Pó, Cinza e Recordações
J. Rentes de Carvalho
Editora: Quetzal
Sinopse: Escrito entre Maio de 1999 e Maio do ano 2000, este é o diário do milénio de um dos mais relevantes autores portugueses da actualidade, J. Rentes de Carvalho, então a caminho dos setenta anos. Excerto da primeira entrada, a 15 de Maio: «É essa uma das poucas vantagens da velhice: poder viajar no tempo. Não como o faz a juventude, com o privilégio de ansiar pelo futuro, mas ironicamente em marcha-atrás. Recebendo lições de modéstia, deixando pelo caminho as certezas que o não eram, rindo de ter tomado a sério a palavra eternidade. A caminho dos setenta. (…) A sopesar se me restam ainda cinco, dez, quinze anos, ou se amanhã – nunca hoje, sempre amanhã! – a Parca se canse de dobar o meu fio e o corte de uma tesourada.»

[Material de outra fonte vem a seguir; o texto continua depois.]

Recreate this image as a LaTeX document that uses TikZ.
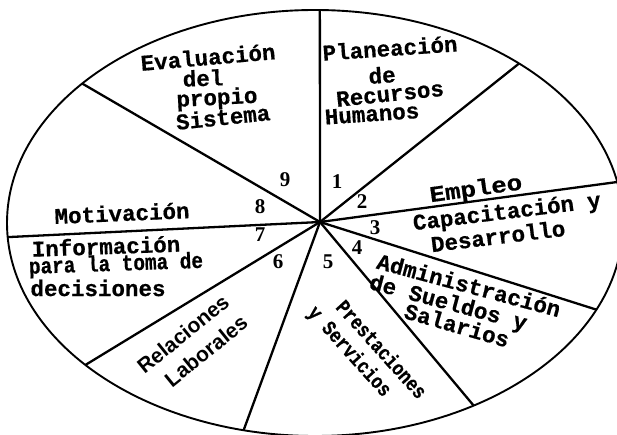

Opinião: 2016 começou de uma forma muito particular. Não me consegui decidir sobre que livro começar a ler e então decidi reler outros dois que já tinha lido há algum tempo. Terminados, a sensação de nostalgia continuou. O ano era novo, mas eu não me sentia propriamente renovada, afinal o tempo é continuo por muito que falemos em novos começos e novas metas em determinadas alturas, e quando olhei para as minhas estantes Pó, Cinza e Recordações atraiu-me até si. Em parte pelo título, em parte pelo autor que é e o arcaboiço que traz consigo, ainda para mais sendo um livro-diário e não um romance. Todo este misto de emoções levou-me a pegar nesta obra e, embora tenha passado um mês desde que o comecei, foi o livro certo na altura certa.
Bem sei que um diário talvez não seja a melhor forma de entrar em contacto com a escrita de um, essencialmente, romancista, mas também penso que é a forma mais pura de talvez conhecer alguma da sua essência. Romanceadas ou não, as entradas percorrem vivências do autor, mas também algumas reflexões e devaneios. Tenho a curiosidade de me ter apaixonado pelos registos ao Domingo. Passo a explicar. Aqui no blogue eu tenho uma rubrica que são as Citações Aleatórias em que vou partilhando pequenos excertos que de alguma maneira me tocam enquanto leio alguma obra. Nem sempre tenho a oportunidade de registar convenientemente essas partes, mas sempre que posso lá o faço e dei por mim a encontrar o padrão de Domingo em cada um dos registos que seleccionava. Claro que se calhar o autor ou mesmo qualquer leitor nunca fez este registo, mas achei uma curiosa coincidência, principalmente por serem entradas extremamente pessoais.
Quando não são assim tão pessoais, as descrições centram-se principalmente em acontecimentos com personalidades potencialmente conhecidas ou meros habitantes da aldeia onde vivia. Os pequenos e grandes incómodos da intromissão da vida alheia ou apenas o reconhecimento e valorização das pequenas coisas que podem fazer alguma diferença. Noto principalmente um espírito muito crítico e inconformado. Dividindo-se entre Portugal e Alemanha, tendo um estatuto misto em cada um dos países, onde tanto o reconhecem como talvez o desprezem, J. Rentes de Carvalho mostra uma humanidade nos seus registos que podem impressionar pela sinceridade, mesmo quando parece roçar um pouco a arrogância ou até a vergonha da admissão.
Acima de tudo, Pó, Cinza e Recordações transmite uma sinceridade rara nos dias de hoje. Os medos, as perspectivas, as esperanças, os orgulhos, as vergonhas, tudo num raio-x do que pode compor um ser humano, mas que nem todos têm a coragem de, olhando-se ao espelho, admitir. Ao longo deste ano que podemos acompanhar, o autor escreveu Ernestina, romance que tenho por aqui, e estou cheia de vontade de pegar nele. Lembro-me de uma entrada em que J. Rentes de Carvalho admite que os seus romances têm como protagonistas muitas destas pessoas que se cruzam com ele. Quem sabe o que poderei encontrar em romances anteriores que ainda venha a reconhecer? Para quem o quiser colocar na sua lista de compras e o vier a adquirir, aconselho apenas que o consumam com moderação, levem o vosso tento a percorrer as entradas e não tenham pressa, correm o risco de perder preciosismos muito bons na ânsia de saber mais.